Norway tests its first all-electric plane, hopes for passenger flights by 2025

norway tests electric plane alpha electro g2
Avinor

While a growing number of outfits are developing electric-powered vertical takeoff and landing aircraft, the plan to use them for taxi-like services in urban areas means it may be some time before we see the machines appear in a commercial setting.

In the meantime, several companies are working to incorporate battery technology into regular-looking airplanes for greener, quieter, and more efficient flights.

With a view to launching a commercial service using electric planes within seven years — and electrifying the entirety of its local air transport by 2040 — Norway this week witnessed its first-ever electric-powered flight in an Alpha Electro G2 plane, built by Slovenian company Pipistrel, Reuters reported.

The flight was piloted by Norwegian transport minister Ketil Solvik-Olsen and also had on board Dag Falk-Petersen, head of state-run Avinor, which operates most of the country’s airports.

As planned, the flight lasted just a few minutes, taking the pair around Oslo airport before landing safely.

Solvik-Olsen said the demonstration flight was proof that a commercial service using electric-powered planes “is not a far-off vision of the future but a reality achievable within a few years.”

The nation is seen as an ideal place for short-hop services using electric aircraft as it has a large number of remote islands, as well as fjords that could be crossed at speed.

“Electric aircraft are set to significantly improve the environmental consequences of the aviation industry,” Falk-Petersen said in a release. “It could also be cheaper to fly as operating costs for several aircraft models will be considerably lowered, which will have an impact on ticket prices.”

According to Pipistrel, its two-seat Alpha Electro motor has around 50 kilowatts of power and a battery of 21kWh, enough to keep the aircraft in the air for up to an hour. The range is currently about 80 miles (130 km). Without anyone on board, the Alpha Electro weighs 770 pounds (350 kg) but can handle a maximum takeoff weight of 1212 pounds (550 kg).

Current challenges with electric-plane technology include the heavy weight of batteries and limited range, but these are expected to be conquered in the coming years.
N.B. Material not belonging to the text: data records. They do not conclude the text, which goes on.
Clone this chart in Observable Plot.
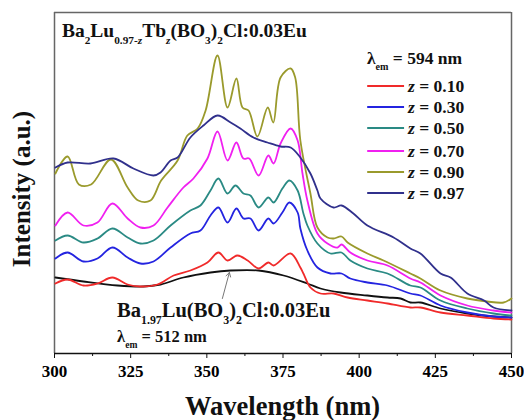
<!DOCTYPE html>
<html><head><meta charset="utf-8">
<script src="https://cdn.jsdelivr.net/npm/d3@7"></script>
<script src="https://cdn.jsdelivr.net/npm/@observablehq/plot@0.6"></script>
<style>body{margin:0;background:#fff} svg{display:block;overflow:visible}</style>
</head><body><div id="chart"></div>
<script>
const xTicks = [300, 325, 350, 375, 400, 425, 450];
const xMinorTicks = [312.5, 337.5, 362.5, 387.5, 412.5, 437.5];
const seriesNames = ["z = 0.10", "z = 0.30", "z = 0.50", "z = 0.70", "z = 0.90", "z = 0.97"];
const seriesColors = ["#f02a2a", "#2424e0", "#2a8a84", "#f020f0", "#9a9a2c", "#30308c"];
const refName = "Ba1.97Lu(BO3)2Cl:0.03Eu";

// z = 0.10
const wl_010 = [300.3,304.3,309.5,314.1,319,324,328.2,333.8,339.1,344.6,350.2,353.8,356.8,360,363.4,367,370.2,371.9,377.5,380.7,381.7,384,387.3,391.6,396.2,402.7,409.3,416.8,420.1,426.7,435.5,444.1,450];
const in_010 = [70,74,68,70,76,69,67,69,78,83,91,101,93,98,93,85,91,88,100,86,80,66,60,60,56,53,50,46,46,41,38,35,34];
// z = 0.30
const wl_030 = [300.3,304.3,309.5,314.1,319,324,328.2,332.5,338.1,344.6,347.9,351.2,353.8,356.8,359.7,362,364.3,367,370.2,371.9,374.8,377.1,379.8,380.7,383,386.3,390.6,394.2,397.1,402.7,409.3,416.8,420.1,426.7,435.5,444.1,450];
const in_030 = [95,101,92,95,106,96,90,92,106,120,123,138,146,131,145,135,135,123,135,130,141,151,141,125,103,86,80,80,75,71,68,60,58,48,41,37,36];
// z = 0.50
const wl_050 = [300.3,304.3,309.5,314.1,319,324,328.2,332.5,338.1,344.6,347.9,351.2,353.8,356.8,359.4,362,364.3,367,370.2,371.9,374.8,377.1,379.8,381.7,383,386.3,390.6,394.2,397.1,402.7,409.3,416.8,420.1,426.7,435.5,444.1,450];
const in_050 = [113,118,111,115,125,116,110,113,128,143,148,163,175,160,168,160,158,146,156,151,165,173,163,140,128,110,100,101,93,85,80,68,66,53,45,40,38];
// z = 0.70
const wl_070 = [300.3,304.3,309.5,314.1,319,324,328.2,332.5,337.1,342.3,345.6,350.2,353.5,356.8,359.7,362,363.9,367,370.2,371.9,374.2,377.5,379.8,381.4,383,386.3,389.6,392.9,394.2,397.1,402.7,409.3,416.8,420.1,426.7,435.5,444.1,450];
const in_070 = [128,141,128,131,150,135,126,128,146,166,175,195,222,193,211,195,195,178,198,190,210,225,213,180,153,120,110,106,109,101,93,88,75,71,58,48,43,41];
// z = 0.90
const wl_090 = [300.3,304.3,308,312,318.5,324,327.5,331.5,335,340.4,343.6,347,349.6,353.5,356.8,359.7,361.7,363.7,366.6,370,371.8,374.2,377.5,379,380.7,384,386.3,389.6,391.6,394.2,396.2,402.7,408,416.8,420.1,426.7,435.5,442,447.4,450];
const in_090 = [180,197,169,169,194,166,153,153,173,193,218,225,243,298,246,275,246,243,217,246,231,276,285,276,213,160,126,116,115,117,111,100,93,80,75,63,55,52,51,55];
// z = 0.97
const wl_097 = [300.3,304.3,311.8,319.4,325.9,332.5,334.8,338.1,340.4,344.6,348.9,353.5,357.8,361,365.3,369.9,374.2,377.5,380.7,384,386.3,387.3,391.6,394.2,398.1,402.7,411.3,416.8,420.1,426.7,430,435.5,441,444.1,450];
const in_097 = [186,191,190,195,185,178,181,193,196,216,228,238,231,225,216,211,207,206,196,180,163,155,146,148,140,128,116,105,100,80,76,60,53,46,43];
// reference Ba1.97Lu(BO3)2Cl:0.03Eu
const wl_ref = [300.3,309.5,320.7,329.2,334.8,342.3,351.2,357.8,367,375.2,383,387.3,393.9,402.7,409.3,413.6,416.8,420.1,426.7,435.5,444.1,450];
const in_ref = [76,72,68,67,69,76,81,83,83,78,70,65,61,58,56,55,51,51,45,40,37,36];

const seriesWl = [wl_010, wl_030, wl_050, wl_070, wl_090, wl_097];
const seriesIn = [in_010, in_030, in_050, in_070, in_090, in_097];

const rows = [];
seriesNames.forEach((name, i) => seriesWl[i].forEach((w, j) => rows.push({series: name, wl: w, v: seriesIn[i][j]})));
const refRows = wl_ref.map((w, j) => ({wl: w, v: in_ref[j]}));

const serif = "'Liberation Serif','Times New Roman',serif";

const plot = Plot.plot({
  width: 524, height: 420,
  marginLeft: 54, marginRight: 13, marginTop: 12, marginBottom: 67,
  style: {fontFamily: serif, background: "#fff"},
  x: {domain: [300, 450]},
  y: {domain: [0, 341], axis: null},
  color: {domain: seriesNames, range: seriesColors},
  marks: [
    Plot.ruleX([300, 450], {stroke: "#666", strokeWidth: 1.5}),
    Plot.ruleY([341], {stroke: "#666", strokeWidth: 1.5}),
    Plot.line(refRows, {x: "wl", y: "v", stroke: "#111", strokeWidth: 1.8, curve: "catmull-rom"}),
    Plot.line(rows, {x: "wl", y: "v", z: "series", stroke: "series", strokeWidth: 1.8, curve: "catmull-rom"}),
    Plot.arrow([{x1: 355.1, y1: 55, x2: 357.4, y2: 81}], {x1: "x1", y1: "y1", x2: "x2", y2: "y2", stroke: "#777", strokeWidth: 1, headLength: 7}),
    Plot.ruleY([0], {stroke: "#111", strokeWidth: 1.3}),
    Plot.axisX({ticks: xTicks, tickSize: 5, tickPadding: 6, tickFormat: d => String(d), fontSize: 17, fontWeight: "bold", label: null, stroke: "#111"}),
    Plot.axisX({ticks: xMinorTicks, tickSize: 3, tickFormat: () => "", label: null, stroke: "#111"})
  ]
});
document.getElementById("chart").appendChild(plot);

const svg = d3.select(plot);
const xs = plot.scale("x"), ys = plot.scale("y");
const X = v => xs.apply(v), Y = v => ys.apply(v);

function rich(x, y, parts, size, anchor) {
  const t = svg.append("text").attr("x", x).attr("y", y)
    .attr("font-family", serif).attr("font-weight", "bold").attr("font-size", size)
    .attr("fill", "#111").attr("text-anchor", anchor || "start");
  let shift = 0;
  parts.forEach(p => {
    const target = p.sub ? size * 0.35 : 0;
    const sp = t.append("tspan").text(p.t).attr("dy", target - shift);
    if (p.sub) sp.attr("font-size", size * 0.58);
    if (p.it) sp.attr("font-style", "italic");
    shift = target;
  });
  return t;
}

// title inside the frame
rich(X(302.6), Y(316), [
  {t: "Ba"}, {t: "2", sub: true}, {t: "Lu"}, {t: "0.97-", sub: true}, {t: "z", sub: true, it: true},
  {t: "Tb"}, {t: "z", sub: true, it: true}, {t: "(BO"}, {t: "3", sub: true}, {t: ")"}, {t: "2", sub: true},
  {t: "Cl:0.03Eu"}
], 19.5);

// legend
rich(X(402.7), Y(289), [{t: "λ"}, {t: "em", sub: true}, {t: " = 594 nm"}], 17.5);
const legendY = [267, 246, 225, 202, 181, 160];
seriesNames.forEach((name, i) => {
  svg.append("line").attr("x1", X(402.8)).attr("x2", X(414.9))
    .attr("y1", Y(legendY[i])).attr("y2", Y(legendY[i]))
    .attr("stroke", seriesColors[i]).attr("stroke-width", 1.8);
  rich(X(416.2), Y(legendY[i]) + 6, [{t: "z", it: true}, {t: name.slice(1)}], 17.5);
});

// reference annotation
rich(X(320.7), Y(36), [
  {t: "Ba"}, {t: "1.97", sub: true}, {t: "Lu(BO"}, {t: "3", sub: true}, {t: ")"}, {t: "2", sub: true}, {t: "Cl:0.03Eu"}
], 20.5);
rich(X(320.7), Y(11), [{t: "λ"}, {t: "em", sub: true}, {t: " = 512 nm"}], 16.5);

// axis titles
svg.append("text").attr("x", (X(300) + X(450)) / 2).attr("y", 415)
  .attr("text-anchor", "middle").attr("font-family", serif).attr("font-weight", "bold")
  .attr("font-size", 26.5).attr("fill", "#111").text("Wavelength (nm)");
svg.append("text").attr("transform", "translate(30,189) rotate(-90)")
  .attr("text-anchor", "middle").attr("font-family", serif).attr("font-weight", "bold")
  .attr("font-size", 25).attr("fill", "#111").text("Intensity (a.u.)");
</script></body></html>
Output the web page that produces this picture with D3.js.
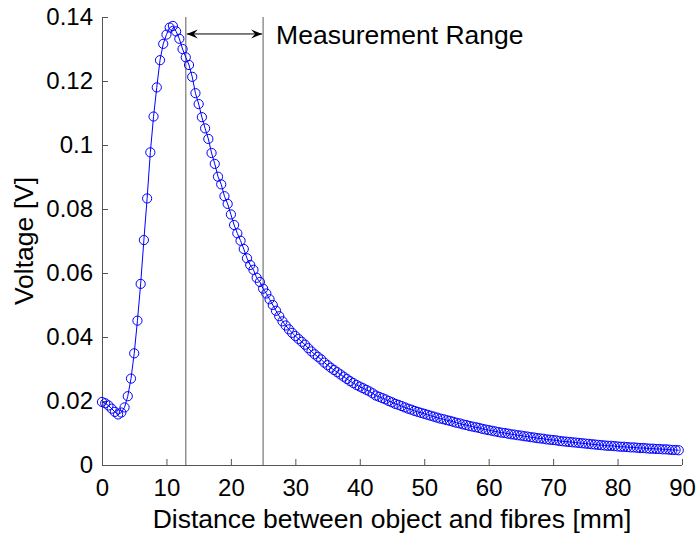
<!DOCTYPE html>
<html>
<head>
<meta charset="utf-8">
<script src="https://cdn.jsdelivr.net/npm/d3@7"></script>
<style>
  body { margin: 0; background: #fff; }
  text { font-family: "Liberation Sans", Arial, Helvetica, sans-serif; fill: #000; }
</style>
</head>
<body>
<div id="chart"></div>
<script>
// Data (distance in mm, voltage in V)
const distances = [
  0, 0.5, 1, 1.5, 2, 2.5, 3, 3.5, 4, 4.5, 5, 5.5, 6, 6.5, 7, 7.5, 8, 8.5, 9, 9.5,
  10, 10.5, 11, 11.5, 12, 12.5, 13, 13.5, 14, 14.5, 15, 15.5, 16, 16.5, 17, 17.5, 18, 18.5, 19, 19.5,
  20, 20.5, 21, 21.5, 22, 22.5, 23, 23.5, 24, 24.5, 25, 25.5, 26, 26.5, 27, 27.5, 28, 28.5, 29, 29.5,
  30, 30.5, 31, 31.5, 32, 32.5, 33, 33.5, 34, 34.5, 35, 35.5, 36, 36.5, 37, 37.5, 38, 38.5, 39, 39.5,
  40, 40.5, 41, 41.5, 42, 42.5, 43, 43.5, 44, 44.5, 45, 45.5, 46, 46.5, 47, 47.5, 48, 48.5, 49, 49.5,
  50, 50.5, 51, 51.5, 52, 52.5, 53, 53.5, 54, 54.5, 55, 55.5, 56, 56.5, 57, 57.5, 58, 58.5, 59, 59.5,
  60, 60.5, 61, 61.5, 62, 62.5, 63, 63.5, 64, 64.5, 65, 65.5, 66, 66.5, 67, 67.5, 68, 68.5, 69, 69.5,
  70, 70.5, 71, 71.5, 72, 72.5, 73, 73.5, 74, 74.5, 75, 75.5, 76, 76.5, 77, 77.5, 78, 78.5, 79, 79.5,
  80, 80.5, 81, 81.5, 82, 82.5, 83, 83.5, 84, 84.5, 85, 85.5, 86, 86.5, 87, 87.5, 88, 88.5, 89, 89.5
];
const voltages = [
  0.0197, 0.0193, 0.0186, 0.0176, 0.0166, 0.0158, 0.0164, 0.0180, 0.0215, 0.0270,
  0.0349, 0.0451, 0.0566, 0.0703, 0.0833, 0.0977, 0.1089, 0.1180, 0.1265, 0.1316,
  0.1345, 0.1367, 0.1372, 0.1355, 0.1332, 0.1300, 0.1274, 0.1250, 0.1213, 0.1162,
  0.1128, 0.1087, 0.1052, 0.1019, 0.0975, 0.0941, 0.0901, 0.0877, 0.0840, 0.0816,
  0.0783, 0.0750, 0.0724, 0.0701, 0.0675, 0.0646, 0.0625, 0.0610, 0.0585, 0.0572,
  0.0551, 0.0536, 0.0518, 0.0500, 0.0482, 0.0465, 0.0449, 0.0436, 0.0424, 0.0413,
  0.0403, 0.0394, 0.0385, 0.0376, 0.0365, 0.0355, 0.0346, 0.0338, 0.0330, 0.0320,
  0.0312, 0.0304, 0.0297, 0.0290, 0.0283, 0.0276, 0.0269, 0.0262, 0.0256, 0.0250,
  0.0245, 0.0240, 0.0235, 0.0230, 0.0224, 0.0217, 0.0213, 0.0209, 0.0205, 0.0200,
  0.0196, 0.0191, 0.0188, 0.0184, 0.0180, 0.0176, 0.0173, 0.0169, 0.0166, 0.0163,
  0.0160, 0.0157, 0.0154, 0.0151, 0.0148, 0.0145, 0.0143, 0.0140, 0.0138, 0.0135,
  0.0132, 0.0130, 0.0127, 0.0125, 0.0122, 0.0120, 0.0118, 0.0116, 0.0113, 0.0111,
  0.0109, 0.0107, 0.0105, 0.0103, 0.0101, 0.0100, 0.0098, 0.0096, 0.0095, 0.0093,
  0.0092, 0.0090, 0.0089, 0.0087, 0.0086, 0.0084, 0.0083, 0.0082, 0.0080, 0.0079,
  0.0078, 0.0077, 0.0075, 0.0074, 0.0073, 0.0072, 0.0071, 0.0070, 0.0069, 0.0068,
  0.0067, 0.0066, 0.0065, 0.0064, 0.0063, 0.0062, 0.0061, 0.0060, 0.0060, 0.0059,
  0.0058, 0.0057, 0.0057, 0.0056, 0.0055, 0.0055, 0.0054, 0.0053, 0.0053, 0.0052,
  0.0051, 0.0051, 0.0050, 0.0050, 0.0049, 0.0049, 0.0048, 0.0047, 0.0047, 0.0046
];
const xTicks = [0, 10, 20, 30, 40, 50, 60, 70, 80, 90];
const yTicks = [0, 0.02, 0.04, 0.06, 0.08, 0.1, 0.12, 0.14];
const rangeBounds = [13, 25];
const rangeLabel = "Measurement Range";
const rangeArrowY = 0.1347;

const width = 698, height = 534;
const margin = { top: 17, right: 16, bottom: 69, left: 102 };

const svg = d3.select("#chart").append("svg")
  .attr("width", width)
  .attr("height", height);

const x = d3.scaleLinear().domain([0, 90]).range([margin.left, width - margin.right]);
const y = d3.scaleLinear().domain([0, 0.14]).range([height - margin.bottom, margin.top]);

const points = distances.map((d, i) => ({ d: d, v: voltages[i] }));

// axes (left and bottom only, ticks pointing inward)
const xAxis = svg.append("g")
  .attr("transform", `translate(0,${y(0)})`)
  .call(d3.axisBottom(x).tickValues(xTicks).tickSize(-6).tickPadding(14).tickFormat(d3.format("d")));
const yAxis = svg.append("g")
  .attr("transform", `translate(${x(0)},0)`)
  .call(d3.axisLeft(y).tickValues(yTicks).tickSize(-6).tickPadding(9).tickFormat(d => d === 0 ? "0" : String(+d.toFixed(2))));

[xAxis, yAxis].forEach(g => {
  g.select(".domain").attr("stroke", "#555").attr("stroke-width", 1);
  g.selectAll(".tick line").attr("stroke", "#555");
  g.selectAll(".tick text")
    .style("font-family", '"Liberation Sans", Arial, sans-serif')
    .style("font-size", "24px")
    .attr("fill", "#000");
});
// MATLAB-like axis: drop the outer end caps of the domain path
xAxis.select(".domain").attr("d", `M${x(0)},0.5H${x(90)}`);
yAxis.select(".domain").attr("d", `M0.5,${y(0)}V${y(0.14)}`);

// measurement range markers
svg.selectAll(".bound")
  .data(rangeBounds)
  .join("line")
  .attr("class", "bound")
  .attr("x1", d => x(d)).attr("x2", d => x(d))
  .attr("y1", y(0)).attr("y2", y(0.14))
  .attr("stroke", "#808080")
  .attr("stroke-width", 1.3);

// double arrow between the two bounds
const ay = y(rangeArrowY);
const ax1 = x(rangeBounds[0]) + 1, ax2 = x(rangeBounds[1]) - 1;
svg.append("line")
  .attr("x1", ax1).attr("x2", ax2)
  .attr("y1", ay).attr("y2", ay)
  .attr("stroke", "#000").attr("stroke-width", 1);
const head = (tip, dir) => {
  const l = 11, w = 4.5, b = 7;
  return `M${tip},${ay}L${tip + dir * l},${ay - w}L${tip + dir * b},${ay}L${tip + dir * l},${ay + w}Z`;
};
svg.append("path").attr("d", head(ax1, 1)).attr("fill", "#000");
svg.append("path").attr("d", head(ax2, -1)).attr("fill", "#000");

svg.append("text")
  .attr("x", x(rangeBounds[1]) + 13)
  .attr("y", 44)
  .style("font-size", "26.5px")
  .text(rangeLabel);

// data line and markers
svg.append("path")
  .datum(points)
  .attr("fill", "none")
  .attr("stroke", "#0000ff")
  .attr("stroke-width", 1)
  .attr("d", d3.line().x(p => x(p.d)).y(p => y(p.v)));

svg.append("g")
  .selectAll("circle")
  .data(points)
  .join("circle")
  .attr("cx", p => x(p.d))
  .attr("cy", p => y(p.v))
  .attr("r", 4.6)
  .attr("fill", "none")
  .attr("stroke", "#0000ff")
  .attr("stroke-width", 1);

// axis labels
svg.append("text")
  .attr("x", (x(0) + x(90)) / 2)
  .attr("y", 528)
  .attr("text-anchor", "middle")
  .style("font-size", "26.5px")
  .text("Distance between object and fibres [mm]");

svg.append("text")
  .attr("transform", `translate(33,${(y(0) + y(0.14)) / 2}) rotate(-90)`)
  .attr("text-anchor", "middle")
  .style("font-size", "26.5px")
  .text("Voltage [V]");
</script>
</body>
</html>
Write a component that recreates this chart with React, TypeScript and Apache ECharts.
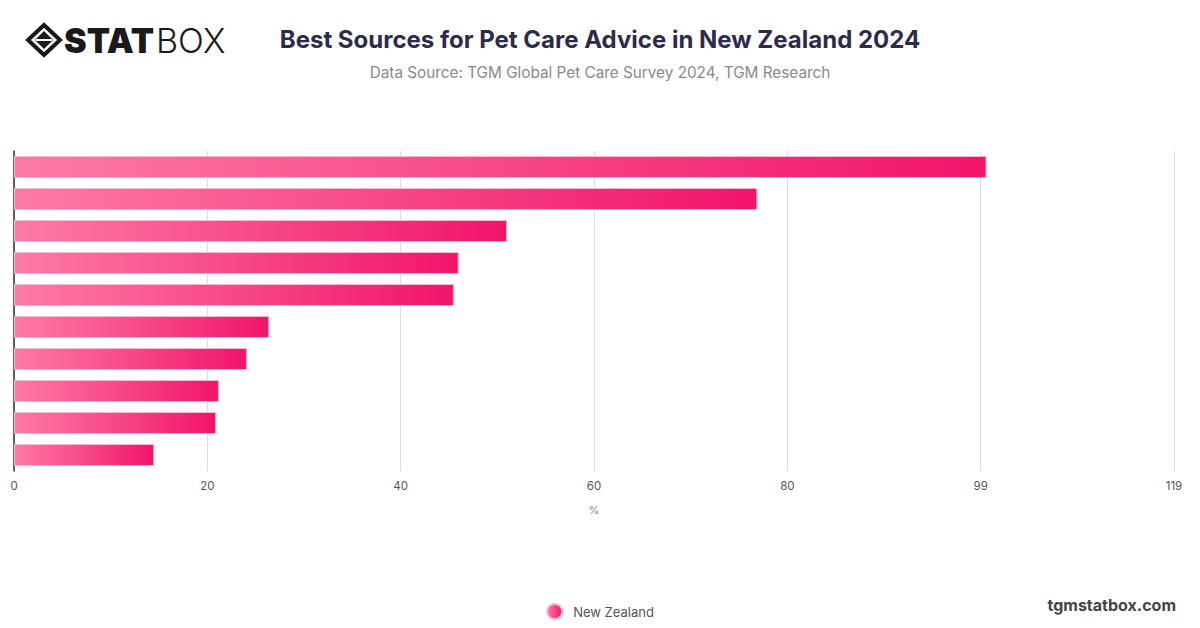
import React, { useEffect, useRef } from "react";
import * as echarts from "echarts";

const categories = [
  "Source 1", "Source 2", "Source 3", "Source 4", "Source 5",
  "Source 6", "Source 7", "Source 8", "Source 9", "Source 10",
];
const seriesName = "New Zealand";
const values = [100.6, 76.9, 51.0, 46.0, 45.5, 26.4, 24.1, 21.2, 20.9, 14.5];
const tickLabels: Record<number, string> = { 0: "0", 20: "20", 40: "40", 60: "60", 80: "80", 100: "99", 120: "119" };

const titleText = "Best Sources for Pet Care Advice in New Zealand 2024";
const subtitleText = "Data Source: TGM Global Pet Care Survey 2024, TGM Research";

export default function App() {
  const ref = useRef<HTMLDivElement>(null);
  useEffect(() => {
    if (!ref.current) return;
    const chart = echarts.init(ref.current, null, { renderer: "svg" });
    const barGradient = new echarts.graphic.LinearGradient(0, 0, 1, 0, [
      { offset: 0, color: "#fd7ba7" },
      { offset: 1, color: "#f2146a" },
    ]);
    const legendGradient = new echarts.graphic.LinearGradient(0, 0, 1, 0, [
      { offset: 0, color: "#fd7ba7" },
      { offset: 1, color: "#f2146a" },
    ]);
    chart.setOption({
      animation: false,
      backgroundColor: "#ffffff",
      title: [
        {
          text: titleText,
          left: "center",
          top: 22,
          textStyle: { fontFamily: "Inter", fontWeight: 700, fontSize: 24, color: "#2e2b4a" },
        },
        {
          text: subtitleText,
          left: "center",
          top: 60,
          textStyle: { fontFamily: "Inter", fontWeight: 400, fontSize: 15.3, color: "#8a8a8a" },
        },
      ],
      legend: {
        bottom: 3,
        left: "center",
        icon: "circle",
        itemWidth: 15,
        itemHeight: 15,
        itemGap: 10,
        textStyle: { fontFamily: "Inter", fontSize: 13, color: "#555", padding: [0, 0, 0, 6] },
        data: [{ name: seriesName, itemStyle: { color: legendGradient } }],
      },
      grid: { left: 14, right: 26, top: 151, bottom: 157, containLabel: false },
      xAxis: {
        type: "value",
        min: 0,
        max: 120,
        interval: 20,
        name: "%",
        nameLocation: "middle",
        nameGap: 33,
        nameTextStyle: { fontFamily: "Inter", fontSize: 11, color: "#888" },
        axisLine: { show: false },
        axisTick: { show: false },
        axisLabel: {
          margin: 9,
          fontFamily: "Inter",
          fontSize: 11.5,
          color: "#555",
          formatter: (v: number) => tickLabels[v] ?? String(v),
        },
        splitLine: { show: true, lineStyle: { color: "#dcdcdc", width: 1 } },
      },
      yAxis: {
        type: "category",
        inverse: true,
        data: categories,
        axisLine: { show: true, lineStyle: { color: "#333", width: 1.5 } },
        axisTick: { show: false },
        axisLabel: { show: false },
        splitLine: { show: false },
      },
      series: [
        {
          name: seriesName,
          type: "bar",
          data: values,
          barWidth: 22,
          itemStyle: { color: barGradient, borderColor: "#ffb6cf", borderWidth: 1 },
        },
      ],
      graphic: [
        {
          type: "polygon",
          shape: { points: [[44, 25], [60, 40], [44, 55], [28, 40]] },
          style: { fill: "none", stroke: "#1a1a1a", lineWidth: 4 },
        },
        {
          type: "polygon",
          shape: { points: [[44, 31], [53, 40], [44, 49], [35, 40]] },
          style: { fill: "#1a1a1a" },
        },
        {
          type: "line",
          shape: { x1: 36, y1: 40, x2: 52, y2: 40 },
          style: { stroke: "#ffffff", lineWidth: 2 },
        },
        {
          type: "text",
          x: 64,
          y: 40,
          style: {
            text: "STAT",
            fontFamily: "Inter",
            fontWeight: 900,
            fontSize: 34,
            fill: "#1a1a1a",
            verticalAlign: "middle",
          },
        },
        {
          type: "text",
          x: 156,
          y: 40,
          style: {
            text: "BOX",
            fontFamily: "Inter",
            fontWeight: 300,
            fontSize: 34,
            fill: "#1a1a1a",
            verticalAlign: "middle",
          },
        },
        {
          type: "text",
          right: 24,
          top: 597,
          style: {
            text: "tgmstatbox.com",
            fontFamily: "Inter",
            fontWeight: 700,
            fontSize: 16,
            fill: "#444",
          },
        },
      ],
    });
    return () => chart.dispose();
  }, []);
  return (
    <div
      ref={ref}
      style={{ position: "fixed", left: 0, top: 0, width: 1200, height: 628 }}
    />
  );
}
Indeed, moving toward overcoming such predicaments, a number of other companies are developing hybrid-electric planes, among them Airbus, which is working with Siemens and Rolls-Royce to develop a larger passenger aircraft in a bid to transform the short-haul market. The E-Fan X program plans to use a 2-megawatt electric motor alongside three jet engines on a BAe 146 aircraft, with a second electric motor replacing another of the jet engines at a later date. With current battery technology, the plane is too big to be electric-only, though such a design is the ultimate goal.